O que é SER HUMANO para o Papa Francisco

Por: Lúcia Pedrosa-Pádua

Na Exortação Evangelii Gaudium a preocupação com o ser humano concreto ocupa um lugar central. O ser humano é visto como intersubjetividade, mas isto implica a busca da superação de fortes ideologias, como a do consumo e a da indiferença. No isolamento não é possível experimentar a alegria do Evangelho.[1]

A primazia do ser humano é colocada como o critério que deveria dinamizar toda a vida: pessoal, comunitária, e também social, política e econômica. A Exortação questiona os gestores da economia e da política em nível planetário e os convida a inserir a transcendência que salva, em seus critérios de ação. Trata-se de um critério profético que defende os pobres e excluídos.

Esta centralidade do ser humano leva à precedência:

– da vida, não do pragmatismo e do eficientismo;

– da pessoa-sujeito, não das grandes massas;

– da dignidade de cada pessoa, antes da função e da honra da função;

– do olhar para o futuro, não para o passado em atitude de restauração;

– do olhar para as periferias, não para os centros satisfeitos do poder;

– da misericórdia, não do pecado.

A Igreja é “uma mãe de coração aberto” e uma “casa aberta do Pai” (EG 46-47).  

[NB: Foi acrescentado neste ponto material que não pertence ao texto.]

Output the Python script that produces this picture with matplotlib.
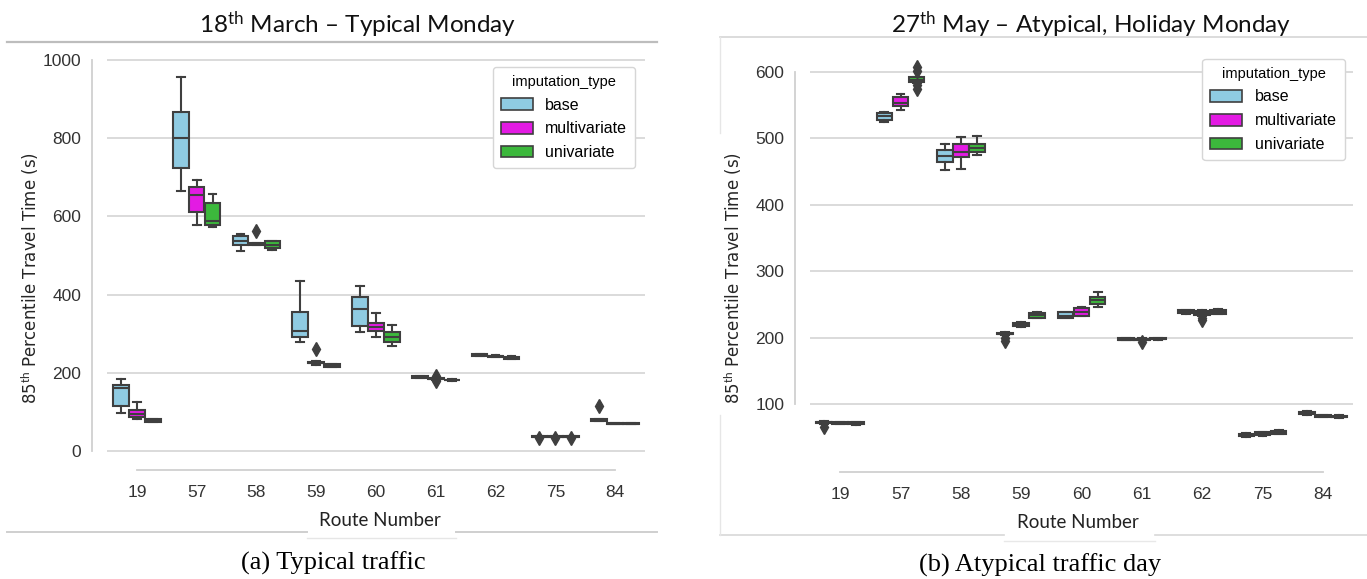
import matplotlib.pyplot as plt
from matplotlib.patches import Patch
from matplotlib.lines import Line2D

W, H = 1367, 579

ROUTES = ["19", "57", "58", "59", "60", "61", "62", "75", "84"]
SERIES = ["base", "multivariate", "univariate"]
COLORS = ["#8fcbe2", "#e31be3", "#3cb83c"]
EDGE = "#3f3f3f"

# each row: [whislo, q1, median, q3, whishi] per route (19 ... 84)
# (a) 18th March - typical Monday
typ_base = [[98, 115, 162, 170, 185], [666, 723, 800, 866, 957], [512, 528, 536, 551, 556],
            [279, 291, 308, 355, 436], [305, 319, 362, 393, 421], [186, 187, 189, 191, 192],
            [242, 243, 245, 247, 248], [36, 37, 37, 38, 38], [77, 78, 80, 82, 83]]
typ_multi = [[83, 87, 95, 104, 125], [579, 610, 655, 674, 694], [527, 528, 529, 531, 532],
             [221, 224, 226, 229, 231], [291, 306, 317, 328, 353], [183, 184, 185, 186, 187],
             [240, 241, 243, 244, 245], [36, 37, 37, 38, 38], [68, 69, 70, 71, 72]]
typ_uni = [[74, 75, 78, 82, 83], [572, 579, 589, 634, 657], [515, 519, 528, 536, 538],
           [214, 216, 219, 222, 223], [268, 278, 291, 305, 322], [180, 181, 182, 183, 184],
           [235, 236, 239, 241, 242], [36, 37, 37, 38, 38], [68, 69, 70, 71, 72]]
typ_base_fl = [[], [], [], [], [], [], [], [33], [116]]
typ_multi_fl = [[], [], [562], [260], [], [191, 178], [], [33], []]
typ_uni_fl = [[], [], [], [], [], [], [], [33], []]

# (b) 27th May - atypical, holiday Monday
aty_base = [[70, 71, 72, 73, 74], [525, 528, 533, 538, 539], [453, 464, 473, 483, 492],
            [204, 205, 206, 207, 208], [229, 229, 233, 238, 239], [196, 196, 197, 199, 199],
            [236, 237, 239, 241, 241], [50, 51, 53, 55, 56], [84, 85, 87, 88, 89]]
aty_multi = [[69, 70, 71, 72, 73], [543, 548, 554, 562, 567], [454, 472, 480, 491, 502],
             [216, 217, 220, 222, 223], [232, 233, 239, 245, 246], [196, 197, 197, 198, 199],
             [233, 234, 237, 240, 241], [52, 53, 55, 57, 58], [80, 81, 82, 84, 84]]
aty_uni = [[68, 69, 71, 72, 73], [583, 585, 588, 592, 593], [475, 479, 486, 491, 503],
           [229, 230, 234, 237, 238], [246, 250, 256, 261, 268], [197, 198, 198, 199, 200],
           [235, 236, 239, 242, 243], [54, 55, 57, 59, 60], [79, 80, 81, 82, 83]]
aty_base_fl = [[65], [], [], [199, 195], [], [], [], [], []]
aty_multi_fl = [[], [], [], [], [], [193], [229, 226], [], []]
aty_uni_fl = [[], [608, 601, 580, 575], [], [], [], [], [], [], []]

plt.rcParams["mathtext.fontset"] = "custom"
plt.rcParams["mathtext.rm"] = "Lato"
plt.rcParams["mathtext.it"] = "Lato:italic"
plt.rcParams["mathtext.bf"] = "Lato:bold"

fig = plt.figure(figsize=(W / 100, H / 100), dpi=100)


def fx(px):
    return px / W


def fy(py):
    return 1 - py / H


def draw_panel(ax, stats, fliers, ylim, yticks, leg_anchor):
    step = 0.8 / 3
    for k in range(3):
        bx = []
        for (lo, q1, med, q3, hi), fl in zip(stats[k], fliers[k]):
            bx.append(dict(whislo=lo, q1=q1, med=med, q3=q3, whishi=hi, fliers=fl))
        pos = [i + (k - 1) * step for i in range(len(ROUTES))]
        ax.bxp(bx, positions=pos, widths=step * 0.98, capwidths=0.13,
               patch_artist=True, manage_ticks=False,
               boxprops=dict(facecolor=COLORS[k], edgecolor=EDGE, linewidth=1.5),
               whiskerprops=dict(color=EDGE, linewidth=1.5),
               capprops=dict(color=EDGE, linewidth=1.5),
               medianprops=dict(color=EDGE, linewidth=1.5),
               flierprops=dict(marker="d", markerfacecolor=EDGE, markeredgecolor=EDGE,
                               markersize=7.5))
    ax.set_xlim(-0.5, len(ROUTES) - 0.5)
    ax.set_ylim(*ylim)
    ax.set_xticks(range(len(ROUTES)))
    ax.set_xticklabels(ROUTES)
    ax.set_yticks(yticks)
    ax.yaxis.grid(True, color="#dadada", linewidth=1.4)
    ax.xaxis.grid(False)
    ax.set_axisbelow(True)
    for s in ["top", "right"]:
        ax.spines[s].set_visible(False)
    for s in ["left", "bottom"]:
        ax.spines[s].set_position(("outward", 10.5))
        ax.spines[s].set_color("#d0d0d0")
        ax.spines[s].set_linewidth(1.3)
    ax.spines["left"].set_bounds(yticks[0], yticks[-1])
    ax.spines["bottom"].set_bounds(0, len(ROUTES) - 1)
    ax.tick_params(axis="both", length=0, labelsize=12.5, labelcolor="#333333")
    ax.tick_params(axis="x", pad=11)
    ax.tick_params(axis="y", pad=8)
    for lab in ax.get_xticklabels() + ax.get_yticklabels():
        lab.set_family("Liberation Sans")
    handles = [Patch(facecolor=c, edgecolor=EDGE, linewidth=1.2, label=s)
               for c, s in zip(COLORS, SERIES)]
    leg = ax.legend(handles=handles, title="imputation_type", loc="upper right",
                    bbox_to_anchor=leg_anchor, prop=dict(family="Liberation Sans", size=11.5),
                    title_fontproperties=dict(family="Liberation Sans", size=10.5),
                    handlelength=2.0, handleheight=0.75, labelspacing=0.55,
                    handletextpad=0.8, borderpad=0.5, framealpha=1, edgecolor="#d6d6d6")
    leg.get_frame().set_linewidth(1.0)


ax1 = fig.add_axes([fx(107), fy(455), fx(538), (455 - 56) / H])
draw_panel(ax1, [typ_base, typ_multi, typ_uni], [typ_base_fl, typ_multi_fl, typ_uni_fl],
           (-10, 1010), [0, 200, 400, 600, 800, 1000], (0.997, 0.993))

ax2 = fig.add_axes([fx(810), fy(457), fx(543), (457 - 58.7) / H])
draw_panel(ax2, [aty_base, aty_multi, aty_uni], [aty_base_fl, aty_multi_fl, aty_uni_fl],
           (20, 620), [100, 200, 300, 400, 500, 600], (1.0, 1.02))

ylab = "85$^{\\mathrm{th}}$ Percentile Travel Time (s)"
fig.text(fx(30), fy(278), ylab, rotation=90, ha="center", va="center",
         family="DejaVu Sans", fontsize=12, color="#262626")
fig.text(fx(733), fy(278), ylab, rotation=90, ha="center", va="center",
         family="DejaVu Sans", fontsize=12, color="#262626")

fig.text(fx(358), fy(25), "18$^{\\mathrm{th}}$ March \u2013 Typical Monday", ha="center",
         va="center", family="Lato", fontsize=17.5, color="#111111")
fig.text(fx(1091), fy(25), "27$^{\\mathrm{th}}$ May \u2013 Atypical, Holiday Monday", ha="center",
         va="center", family="Lato", fontsize=17.5, color="#111111")

fig.text(fx(380), fy(520), "Route Number", ha="center", va="center", family="Lato",
         fontsize=13.5, color="#222222")
fig.text(fx(1078), fy(523), "Route Number", ha="center", va="center", family="Lato",
         fontsize=13.5, color="#222222")

fig.text(fx(333), fy(563), "(a) Typical traffic", ha="center", va="center",
         family="Liberation Serif", fontsize=19, color="black")
fig.text(fx(1040), fy(565), "(b) Atypical traffic day", ha="center", va="center",
         family="Liberation Serif", fontsize=19, color="black")

# frame lines of the pasted screenshots
segs = [((7, 42), (657, 42), "#bdbdbd", 1.6),
        ((720, 37), (1367, 37), "#d5d5d5", 1.2),
        ((7, 532), (307, 532), "#cfcfcf", 1.4),
        ((456, 532), (657, 532), "#cfcfcf", 1.4),
        ((307, 538), (456, 538), "#e6e6e6", 1.0),
        ((720, 535), (1004, 535), "#d8d8d8", 1.2),
        ((1155, 535), (1367, 535), "#d8d8d8", 1.2),
        ((1004, 541), (1155, 541), "#e8e8e8", 1.0),
        ((720, 37), (720, 133), "#e6e6e6", 1.0),
        ((720, 415), (720, 535), "#e6e6e6", 1.0)]
for (x0, y0), (x1, y1), c, lw in segs:
    fig.add_artist(Line2D([fx(x0), fx(x1)], [fy(y0), fy(y1)], color=c, linewidth=lw,
                          transform=fig.transFigure))

fig.savefig("out.png", dpi=100)
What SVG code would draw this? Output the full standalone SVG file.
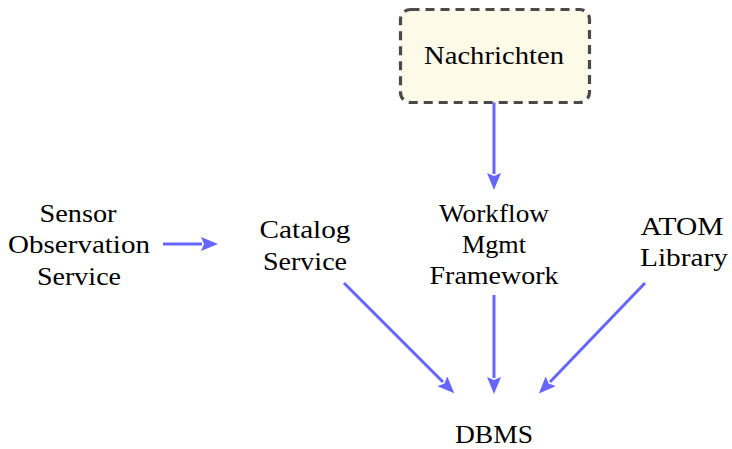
<svg xmlns="http://www.w3.org/2000/svg" width="732" height="449" viewBox="0 0 732 449">
  <style>
    .edge { stroke: #6666ff; stroke-width: 3; fill: none; marker-end: url(#arrow); }
    .box { fill: #fefae8; stroke: #4a4a4a; stroke-width: 3.2; stroke-dasharray: 9 6; }
  </style>
  <defs>
    <marker id="arrow" markerWidth="17" markerHeight="14" refX="1" refY="7" orient="auto" markerUnits="userSpaceOnUse" viewBox="0 0 17 14">
      <path d="M0,0 L17,7 L0,14 L3,7 Z" fill="#6666ff"/>
    </marker>
  </defs>
  <rect width="732" height="449" fill="#fff"/>

  <g id="connectors">
    <line class="edge" x1="163" y1="244" x2="202" y2="244"/>
    <line class="edge" x1="494" y1="94" x2="494" y2="174"/>
    <line class="edge" x1="344" y1="283" x2="443" y2="382"/>
    <line class="edge" x1="494" y1="295" x2="494" y2="378"/>
    <line class="edge" x1="645" y1="283" x2="550" y2="382"/>
  </g>

  <g font-family="Liberation Serif, serif" font-size="26" fill="#000" text-anchor="middle">
    <g id="nachrichten">
      <rect class="box" x="400.5" y="9.5" width="189" height="93" rx="10" ry="10"/>
      <text x="494" y="64" textLength="140" lengthAdjust="spacingAndGlyphs">Nachrichten</text>
    </g>

    <g id="sos">
      <text x="78" y="222" textLength="77" lengthAdjust="spacingAndGlyphs">Sensor</text>
      <text x="79" y="253" textLength="142" lengthAdjust="spacingAndGlyphs">Observation</text>
      <text x="79" y="285" textLength="84" lengthAdjust="spacingAndGlyphs">Service</text>
    </g>

    <g id="catalog">
      <text x="305" y="238" textLength="91" lengthAdjust="spacingAndGlyphs">Catalog</text>
      <text x="305" y="270" textLength="84" lengthAdjust="spacingAndGlyphs">Service</text>
    </g>

    <g id="workflow">
      <text x="494" y="222" textLength="110" lengthAdjust="spacingAndGlyphs">Workflow</text>
      <text x="494" y="253" textLength="64" lengthAdjust="spacingAndGlyphs">Mgmt</text>
      <text x="494" y="284" textLength="129" lengthAdjust="spacingAndGlyphs">Framework</text>
    </g>

    <g id="atom">
      <text x="682" y="235" textLength="83" lengthAdjust="spacingAndGlyphs">ATOM</text>
      <text x="684" y="266" textLength="88" lengthAdjust="spacingAndGlyphs">Library</text>
    </g>

    <g id="dbms">
      <text x="494" y="443" textLength="78" lengthAdjust="spacingAndGlyphs">DBMS</text>
    </g>
  </g>
</svg>
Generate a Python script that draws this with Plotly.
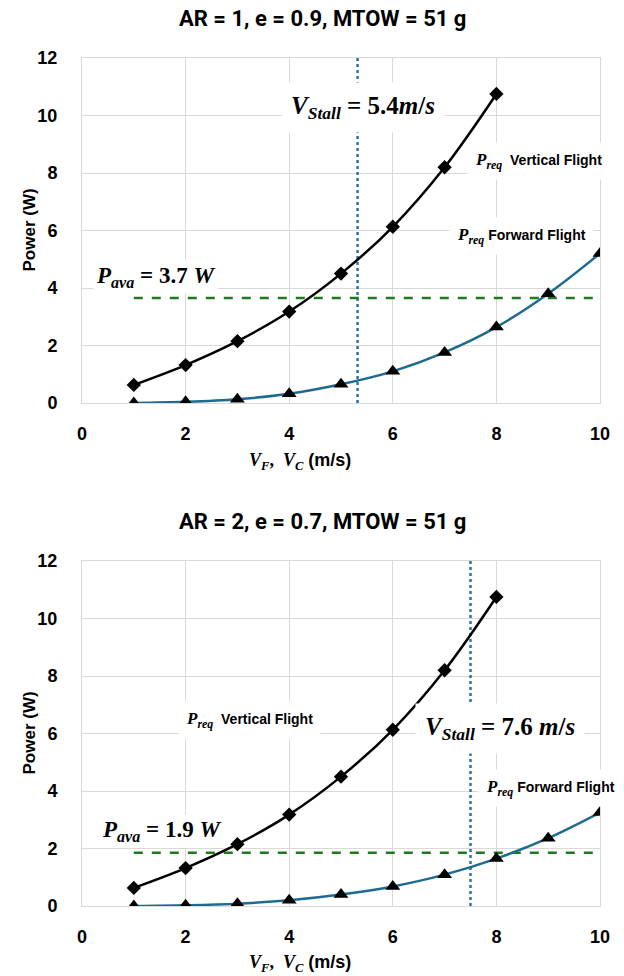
import plotly.graph_objects as go

# ---------------- data ----------------
v_vert = [1, 2, 3, 4, 5, 6, 7, 8]
p_vert = [0.63, 1.32, 2.15, 3.18, 4.5, 6.13, 8.2, 10.75]

v_fwd = [1, 2, 3, 4, 5, 6, 7, 8, 9, 10]
p_fwd_1 = [0.0, 0.04, 0.13, 0.32, 0.65, 1.1, 1.76, 2.64, 3.8, 5.2]
p_fwd_2 = [0.0, 0.025, 0.08, 0.2, 0.4, 0.68, 1.09, 1.65, 2.36, 3.25]

titles = ["AR = 1, e = 0.9, MTOW = 51 g", "AR = 2, e = 0.7, MTOW = 51 g"]
p_ava = [3.65, 1.85]
p_ava_labels = ["3.7", "1.9"]
v_stall = [5.32, 7.5]
v_stall_labels = ["5.4<i>m</i>/<i>s</i>", "7.6 <i>m</i>/<i>s</i>"]
x_ticks = [0, 2, 4, 6, 8, 10]
y_ticks = [0, 2, 4, 6, 8, 10, 12]

# ---------------- styles ----------------
BLACK = "#000000"
BLUE = "#1F6B8E"
DOT = "#2F73A3"
GREEN = "#1E7A1E"
GRID = "#D9D9D9"
SERIF = "Liberation Serif"
SANS = "Liberation Sans"

W, H = 624, 976
PX_L, PX_R = 82, 600
panels = [(58, 403), (561, 906)]  # top/bottom pixel of plot area

fig = go.Figure()

fwd_sets = [p_fwd_1, p_fwd_2]
for i in range(2):
    xa = "x" if i == 0 else "x2"
    ya = "y" if i == 0 else "y2"
    # reference lines
    fig.add_trace(go.Scatter(x=[v_stall[i], v_stall[i]], y=[0, 12], mode="lines",
                             line=dict(color=DOT, width=2.5, dash="dot"),
                             xaxis=xa, yaxis=ya, showlegend=False, hoverinfo="skip"))
    fig.add_trace(go.Scatter(x=[1, 10], y=[p_ava[i], p_ava[i]], mode="lines",
                             line=dict(color=GREEN, width=2.5, dash="dash"),
                             xaxis=xa, yaxis=ya, showlegend=False, hoverinfo="skip"))
    # curves
    fig.add_trace(go.Scatter(x=v_fwd, y=fwd_sets[i], mode="lines+markers",
                             line=dict(color=BLUE, width=2.5, shape="spline"),
                             marker=dict(symbol="triangle-up", size=13, color=BLACK),
                             xaxis=xa, yaxis=ya, showlegend=False))
    fig.add_trace(go.Scatter(x=v_vert, y=p_vert, mode="lines+markers",
                             line=dict(color=BLACK, width=2.5, shape="spline"),
                             marker=dict(symbol="diamond", size=11, color=BLACK),
                             xaxis=xa, yaxis=ya, showlegend=False))

axis_common = dict(showgrid=True, gridcolor=GRID, gridwidth=1, zeroline=False,
                   showline=True, mirror=True, linecolor=GRID, linewidth=1,
                   automargin=False, ticks="",
                   tickfont=dict(family=SANS, size=18, color=BLACK, weight="bold"))

layout = dict(width=W, height=H, margin=dict(l=0, r=0, t=0, b=0, pad=0, autoexpand=False),
              paper_bgcolor="white", plot_bgcolor="white", showlegend=False)

xdom = [PX_L / W, PX_R / W]
for i, (top, bot) in enumerate(panels):
    sfx = "" if i == 0 else "2"
    ydom = [1 - bot / H, 1 - top / H]
    layout["xaxis" + sfx] = dict(axis_common, domain=xdom, range=[0, 10], tickvals=x_ticks,
                                 ticklabelstandoff=14, anchor="y" + sfx)
    layout["yaxis" + sfx] = dict(axis_common, domain=ydom, range=[0, 12], tickvals=y_ticks,
                                 ticklabelstandoff=20, anchor="x" + sfx)

fig.update_layout(**layout)

ann = []
title_y = [19, 521]
xtitle_y = [461, 963]
for i, (top, bot) in enumerate(panels):
    # chart title
    ann.append(dict(text="<b>" + titles[i] + "</b>", x=322 / W, y=1 - title_y[i] / H,
                    xref="paper", yref="paper", showarrow=False, yanchor="middle",
                    font=dict(family="Roboto", size=22, color=BLACK)))
    # x axis title
    ann.append(dict(text='<span style="font-family:Liberation Serif"><b><i>V</i><sub><i>F</i></sub>,  <i>V</i><sub><i>C</i></sub></b></span> <b>(m/s)</b>',
                    x=300 / W, y=1 - xtitle_y[i] / H, xref="paper", yref="paper", showarrow=False,
                    yanchor="middle",
                    font=dict(family=SANS, size=18, color=BLACK)))
    # y axis title
    ann.append(dict(text="<b>Power (W)</b>", x=29 / W, y=1 - (top + bot) / 2 / H,
                    xref="paper", yref="paper", showarrow=False, textangle=-90,
                    xanchor="center", yanchor="middle",
                    font=dict(family=SANS, size=17, color=BLACK)))

preq = '<span style="font-family:Liberation Serif;font-size:17px"><b><i>P</i></b><sub><b><i>req</i></b></sub></span>'
# label positions (data coords) per panel
lab = [
    dict(stall=(5.42, 10.28), vert=(8.82, 8.43), fwd=(8.49, 5.82), ava=(1.41, 4.37)),
    dict(stall=(8.07, 6.19), vert=(3.24, 6.47), fwd=(9.05, 4.10), ava=(1.53, 2.6)),
]
for i in range(2):
    xr = "x" if i == 0 else "x2"
    yr = "y" if i == 0 else "y2"
    L = lab[i]
    ann.append(dict(text="<b><i>V</i><sub><i>Stall</i></sub> = " + v_stall_labels[i] + "</b>",
                    x=L["stall"][0], y=L["stall"][1], xref=xr, yref=yr, showarrow=False,
                    bgcolor="white", borderpad=9,
                    font=dict(family=SERIF, size=25, color=BLACK)))
    ann.append(dict(text=preq + "  <b>Vertical Flight</b>", x=L["vert"][0], y=L["vert"][1],
                    xref=xr, yref=yr, showarrow=False, bgcolor="white", borderpad=7,
                    font=dict(family=SANS, size=14, color=BLACK)))
    ann.append(dict(text=preq + " <b>Forward Flight</b>", x=L["fwd"][0], y=L["fwd"][1],
                    xref=xr, yref=yr, showarrow=False, bgcolor="white", borderpad=7,
                    font=dict(family=SANS, size=14, color=BLACK)))
    ann.append(dict(text="<b><i>P</i><sub><i>ava</i></sub> = " + p_ava_labels[i] + " <i>W</i></b>",
                    x=L["ava"][0], y=L["ava"][1], xref=xr, yref=yr, showarrow=False,
                    bgcolor="white", borderpad=2,
                    font=dict(family=SERIF, size=23, color=BLACK)))

fig.update_layout(annotations=ann)
fig.write_html("out.html")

Para a conversão da Igreja, a primeira transformação-reforma é de atitude evangélica, não de estruturas, também não de moral. Para Francisco, “o anúncio do amor salvífico precede a obrigação moral e religiosa”.[2]

O ser humano não pode ser definido a priori, pois o humano concreto é um ser que se narra em suas relações e opções. Nesta narrativa de cada ser humano:

– o desenvolvimento é processual, por isso devem ser priorizadas dinâmicas de vida;

– o ser humano se vê como um ser limitado e dependente da graça de Deus, por isso toda soberba, acusações e julgamentos devem ser revistos, pois mais vale ater-se ao núcleo do Evangelho e arriscar-se na evangelização que fechar-se em estruturas e normas que geram a ilusão da proteção;

– o ser humano é liberdade e criatividade, e ambas devem ser cultivadas e alimentadas à luz do Evangelho que envia a não temê-las;

– o ser humano caminha com outros, e assim a diferença não deve ser fator de paralisia, mas de diálogo;

– o ser humano é chamado a explorar as riquezas do espaço interior num dinamismo integrador entre o interior e as atividades e compromissos, sob o risco de desagregação interna e perda do sentido das atividades. 

Claro, faltaria trabalharmos temas importantes como a misericórdia, a ternura e, especialmente a alegria. Ficam, no entanto, para a reflexão pessoal do leitor e leitora.

Concluímos dizendo que Papa Francisco convida os cristãos a assumirem uma humanidade verdadeira, não ideal ou abstrata. Esta humanidade se refaz na relação com o Cristo, Evangelho de Deus (Mc 1,1), Verbo feito carne (Jo 1,14).

E esta humanidade renovada é o ponto de partida para a renovação eclesial à qual o Papa tão veementemente exorta. Desejar esta humanização para todos é já o início do anúncio do Evangelho sobre bases mais sólidas.

Que cristãos leigos e leigas sintam-se fortalecidos em seu caminho de humanização no encontro com Jesus Cristo. Ninguém pode substituir este processo que é, ao mesmo tempo, a aventura do Evangelho e a formação de verdadeiros sujeitos eclesiais.


[1] Cf. PEDROSA-PÁDUA, Lúcia. O ser humano, centro da Evangelli Gaudium. In: Amado, J.P.; Agostini, L. Evangelii Gaudium em questão. Aspectos bíblicos, teológicos e pastorais. Rio/São Paulo: PUC-Rio/Paulinas, 2014, p. 135-145

[2] SPADARO, A. Entrevista exclusiva do Papa Francisco ao Pe. Antonio Spadaro SJ. São Paulo: Paulus/Loyola, 2013, p. 22.